Spoiler Warning: I didn’t think that I could deliver a good review of this film without spoiling some plot developments, developments which the movie clearly intends to surprise you with. If you haven’t seen it, proceed at your own risk.
When it comes to the creative fields, a lot of people think the question is, “what is art?” Personally, I used to ask a different question: “what are people looking for from art?” This is because the existence of art is based upon the existence of an audience: if I write a great painting or record a great song, and then destroy it immediately afterward, there’s no one to judge whether art was created. There’s only me, and I may not be reliable. So I thought that you really needed to ask yourself what other people see in your art.
Then the 2010 documentary Exit Through the Gift Shop turned that whole viewpoint on its head.
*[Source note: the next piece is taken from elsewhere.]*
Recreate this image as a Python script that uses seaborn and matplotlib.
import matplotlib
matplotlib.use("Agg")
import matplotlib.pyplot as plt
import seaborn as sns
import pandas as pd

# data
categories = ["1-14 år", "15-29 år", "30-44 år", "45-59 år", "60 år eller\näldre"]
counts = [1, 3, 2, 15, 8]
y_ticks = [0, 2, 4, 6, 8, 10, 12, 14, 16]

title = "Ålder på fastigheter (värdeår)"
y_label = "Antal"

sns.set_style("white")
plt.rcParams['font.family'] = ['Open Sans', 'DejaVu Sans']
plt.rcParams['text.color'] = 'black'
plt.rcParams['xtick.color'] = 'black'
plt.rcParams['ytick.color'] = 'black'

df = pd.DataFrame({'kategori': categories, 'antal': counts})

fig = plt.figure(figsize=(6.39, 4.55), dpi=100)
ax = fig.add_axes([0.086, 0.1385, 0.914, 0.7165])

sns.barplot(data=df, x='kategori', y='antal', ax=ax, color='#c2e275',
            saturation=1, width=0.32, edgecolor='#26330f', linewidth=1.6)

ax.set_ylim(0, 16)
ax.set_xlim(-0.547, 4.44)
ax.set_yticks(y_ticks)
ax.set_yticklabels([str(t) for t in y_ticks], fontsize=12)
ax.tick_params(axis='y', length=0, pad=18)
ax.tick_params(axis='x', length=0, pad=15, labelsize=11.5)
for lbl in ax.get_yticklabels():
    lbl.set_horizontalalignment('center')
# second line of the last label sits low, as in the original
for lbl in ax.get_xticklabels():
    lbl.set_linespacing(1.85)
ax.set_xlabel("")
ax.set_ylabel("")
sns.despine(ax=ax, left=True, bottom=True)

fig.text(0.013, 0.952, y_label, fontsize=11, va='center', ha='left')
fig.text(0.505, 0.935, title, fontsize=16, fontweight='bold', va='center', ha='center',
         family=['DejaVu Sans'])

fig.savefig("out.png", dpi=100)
The film is the story of a movement and a man. The movement is street art, which takes a graffiti sensibility and applies modern art to it via stencils, stickers, constructs, or other items. The man is Thierry Guetta, a French clothing dealer living in Los Angeles who bumbles his way into the very heart of the street art community.
Guetta films everything that happens in his life, and soon he is the only person with a video record of the creations of famed street artist Shepard Fairey (years before Fairey created this famous poster of Barack Obama). From there Guetta finds his way into the inner circle of the mysterious British street artist Banksy, in part by claiming to both Fairey and Banksy that he is a documentary filmmaker. Guetta is the only person with a video record of Banksy’s famous stunt at Disneyland in 2006, when he planted a doll dressed as a Guantanamo detainee inside the ropes of one of the rides.
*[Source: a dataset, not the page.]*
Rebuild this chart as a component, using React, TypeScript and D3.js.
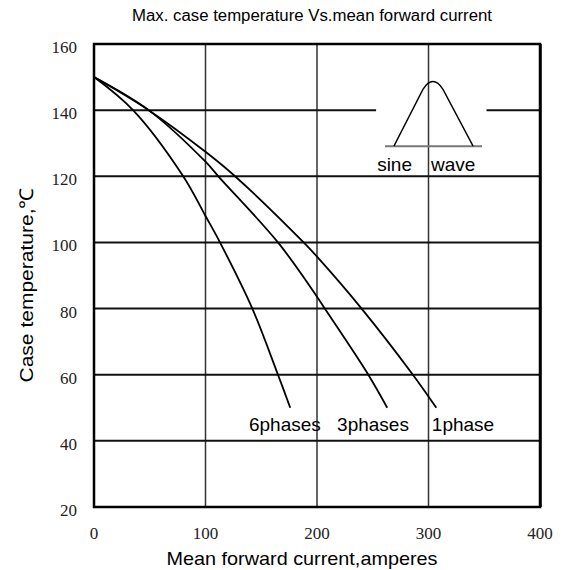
import React, { useRef, useEffect } from "react";
import * as d3 from "d3";

interface Pt {
  x: number;
  y: number;
}

// tick values
const xTicks = [0, 100, 200, 300, 400];
const yTicks = [20, 40, 60, 80, 100, 120, 140, 160];

// curves: current (A) vs case temp (°C)
const sixPhases: Pt[] = [
  { x: 0, y: 150 },
  { x: 35, y: 140 },
  { x: 80, y: 120 },
  { x: 100, y: 108 },
  { x: 113, y: 100 },
  { x: 142, y: 80 },
  { x: 165, y: 60 },
  { x: 176, y: 50 },
];
const threePhases: Pt[] = [
  { x: 0, y: 150 },
  { x: 49, y: 140 },
  { x: 100, y: 124.4 },
  { x: 111.5, y: 120 },
  { x: 165, y: 100 },
  { x: 200, y: 83.6 },
  { x: 207, y: 80 },
  { x: 246, y: 60 },
  { x: 263, y: 50 },
];
const onePhase: Pt[] = [
  { x: 0, y: 150 },
  { x: 49, y: 140 },
  { x: 100, y: 127.4 },
  { x: 126.5, y: 120 },
  { x: 188, y: 100 },
  { x: 200, y: 95.7 },
  { x: 240, y: 80 },
  { x: 286, y: 60 },
  { x: 307, y: 50 },
];

const seriesLabels = ["6phases", "3phases", "1phase"];
const labelAt = [139, 218, 303]; // left edge of each label, amperes

const W = 565;
const H = 570;
const sans = "Liberation Sans, Arial, sans-serif";
const serif = "Liberation Serif, Times New Roman, DejaVu Serif, serif";

const App: React.FC = () => {
  const svgRef = useRef<SVGSVGElement>(null);

  useEffect(() => {
    const svg = d3.select(svgRef.current);
    svg.selectAll("*").remove();

    const x = d3.scaleLinear().domain([0, 400]).range([94, 540]);
    const y = d3.scaleLinear().domain([20, 160]).range([507, 44]);

    const g = svg.append("g");

    // vertical grid
    g.selectAll("line.vg")
      .data(xTicks.slice(1, -1))
      .enter()
      .append("line")
      .attr("x1", (d) => x(d))
      .attr("x2", (d) => x(d))
      .attr("y1", y(160))
      .attr("y2", y(20))
      .attr("stroke", "#333")
      .attr("stroke-width", 1.5);

    // horizontal grid (140 is broken by the sine wave sketch)
    yTicks.slice(1, -1).forEach((t) => {
      const segs = t === 140 ? [[0, 253], [352, 400]] : [[0, 400]];
      segs.forEach(([a, b]) => {
        g.append("line")
          .attr("x1", x(a))
          .attr("x2", x(b))
          .attr("y1", y(t))
          .attr("y2", y(t))
          .attr("stroke", "#111")
          .attr("stroke-width", 2);
      });
    });

    // frame
    g.append("rect")
      .attr("x", x(0))
      .attr("y", y(160))
      .attr("width", x(400) - x(0))
      .attr("height", y(20) - y(160))
      .attr("fill", "none")
      .attr("stroke", "#000")
      .attr("stroke-width", 2.5);
    g.append("line")
      .attr("x1", x(400) + 1)
      .attr("x2", x(400) + 1)
      .attr("y1", y(160))
      .attr("y2", y(20))
      .attr("stroke", "#000")
      .attr("stroke-width", 1.5);

    // tick labels
    g.selectAll("text.yt")
      .data(yTicks)
      .enter()
      .append("text")
      .attr("x", 77)
      .attr("y", (d) => y(d) + 9)
      .attr("text-anchor", "end")
      .attr("font-family", serif)
      .attr("font-size", 17)
      .attr("fill", "#222")
      .text((d) => d);

    g.selectAll("text.xt")
      .data(xTicks)
      .enter()
      .append("text")
      .attr("x", (d) => x(d))
      .attr("y", 539)
      .attr("text-anchor", "middle")
      .attr("font-family", serif)
      .attr("font-size", 17)
      .attr("fill", "#222")
      .text((d) => d);

    // curves
    const line = d3
      .line<Pt>()
      .x((d) => x(d.x))
      .y((d) => y(d.y))
      .curve(d3.curveCatmullRom.alpha(0.5));

    [sixPhases, threePhases, onePhase].forEach((s) => {
      g.append("path")
        .attr("d", line(s))
        .attr("fill", "none")
        .attr("stroke", "#000")
        .attr("stroke-width", 1.8);
    });

    // curve labels
    seriesLabels.forEach((lab, i) => {
      g.append("text")
        .attr("x", x(labelAt[i]))
        .attr("y", y(43))
        .attr("font-family", sans)
        .attr("font-size", 19)
        .attr("fill", "#000")
        .text(lab);
    });

    // sine wave sketch
    g.append("line")
      .attr("x1", x(261))
      .attr("x2", x(348))
      .attr("y1", y(129.1))
      .attr("y2", y(129.1))
      .attr("stroke", "#777")
      .attr("stroke-width", 2);

    const p = d3.path();
    p.moveTo(x(269), y(129.1));
    p.lineTo(x(295), y(146.3));
    p.quadraticCurveTo(x(304), y(151), x(313), y(146.3));
    p.lineTo(x(340), y(129.1));
    g.append("path")
      .attr("d", p.toString())
      .attr("fill", "none")
      .attr("stroke", "#000")
      .attr("stroke-width", 1.4);

    g.append("text")
      .attr("x", 412)
      .attr("y", 171)
      .attr("text-anchor", "end")
      .attr("font-family", sans)
      .attr("font-size", 19)
      .text("sine");
    g.append("text")
      .attr("x", 431)
      .attr("y", 171)
      .attr("font-family", sans)
      .attr("font-size", 19)
      .text("wave");

    // titles
    svg
      .append("text")
      .attr("x", 312)
      .attr("y", 21)
      .attr("text-anchor", "middle")
      .attr("font-family", sans)
      .attr("font-size", 16)
      .attr("textLength", 360)
      .attr("lengthAdjust", "spacingAndGlyphs")
      .text("Max. case temperature  Vs.mean  forward  current");

    svg
      .append("text")
      .attr("x", 302)
      .attr("y", 565)
      .attr("text-anchor", "middle")
      .attr("font-family", sans)
      .attr("font-size", 19)
      .attr("textLength", 271)
      .attr("lengthAdjust", "spacingAndGlyphs")
      .text("Mean forward  current,amperes");

    svg
      .append("text")
      .attr("transform", "translate(33,285) rotate(-90)")
      .attr("text-anchor", "middle")
      .attr("font-family", sans)
      .attr("font-size", 19)
      .attr("textLength", 195)
      .attr("lengthAdjust", "spacingAndGlyphs")
      .text("Case temperature,℃");
  }, []);

  return (
    <svg
      ref={svgRef}
      width={W}
      height={H}
      style={{ position: "absolute", left: 0, top: 0, background: "#fff" }}
    ></svg>
  );
};

export default App;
So far, so good. As a part of its satirical, subversive nature, street art is not always going to be recognized as art by the people who are looking at it. So a documentary is useful to show people what goes into the creative process, how it grew, and the nature of the satire. It’s a good way for an artist to let people know what he wants them to look for in his art, as well as a good way to expose it to people who would look for that kind of art but didn’t know it existed.
The complication is that Guetta is not a filmmaker. He just loves to tape things, and he’s not great at it; Banksy has said that thousands of hours of footage went into a few seconds of on-screen time. His documentary is most certainly not art; it’s more or less unwatchable. So Banksy took his footage and attempted to turn it into a coherent movie; that’s why he, and not Guetta, is listed as the director of Exit Through the Gift Shop. To keep Guetta away from it, he encouraged Guetta to become an street artist himself. Guetta knows exactly what the street art audience is looking for: Banksy, Fairey, and others. So that’s what he creates, under the pseudonym Mr. Brainwash. The second half of the film is Mr. Brainwash’s attempt to establish his derivative art as the real thing.
This is where my sensibilities were turned on their head. The street artists in the first half of the movie put in a lot of work and toiled for years in obscurity; however, their audience doesn’t know that, and neither do they know it about Mr. Brainwash. So the interviews with people who like Mr. Brainwash’s art are very revealing: they assert that he has put in the work, because he asserts it. It turns out that, just as I might be unreliable when I claim that I’m awesome, the audience’s beliefs about me are unreliable too.
In fact it has been claimed in some circles that the entire movie is unreliable, a prank played by Banksy and Shepard Fairey on the entire world. (Here’s a typical example). The benign version of the claim is that when Fairey met Guetta, he saw the chance to encourage him into the film’s shenanigans, much as has been accused of another 2010 documentary, Catfish. The more extreme version is that Banksy and Fairey chose Guetta, and engineered everything that he did and filmed, as a commentary on the art world. The looney-bin, Obama-birth-certificate version is that Guetta himself is Banksy, but that seems provably untrue.
Here’s the thing: it doesn’t matter. There are so many documentaries these days which preach to us, about everything from the Iraq war (No End In Sight) to the public school system (Waiting for Superman). Those films may be well-made, and their claims may be true, but I still think there’s something unseemly about a documentary ordering its audience to think a certain way.
Exit Through the Gift Shop is not one of those movies. In fact, even if the film were a hoax, I still think it’s a documentary in the truest sense: we are shown the art, and shown the reaction. Whether or not Mr. Brainwash is another Banksy construct, that reaction is real. Everything else – the gullibility of the art world, the absurdity of Guetta’s entire experience – is inferred by the audience. The very fact that the movie could be considered a hoax is actually its ultimate artistic accomplishment; the movie succeeds so well in showing us the subjectivity of art that its own status as art is unclear.
The film is not perfect, and does display a slight bias; calling street art the biggest underground movement since punk rock seems a bit of a stretch. However, it displays such a deft touch with its material that I imagined someone, somewhere, watching this movie and thinking it to be an uplifting story of Guetta’s artistic triumph. And then somewhere else, I imagine Banksy enjoying a good laugh.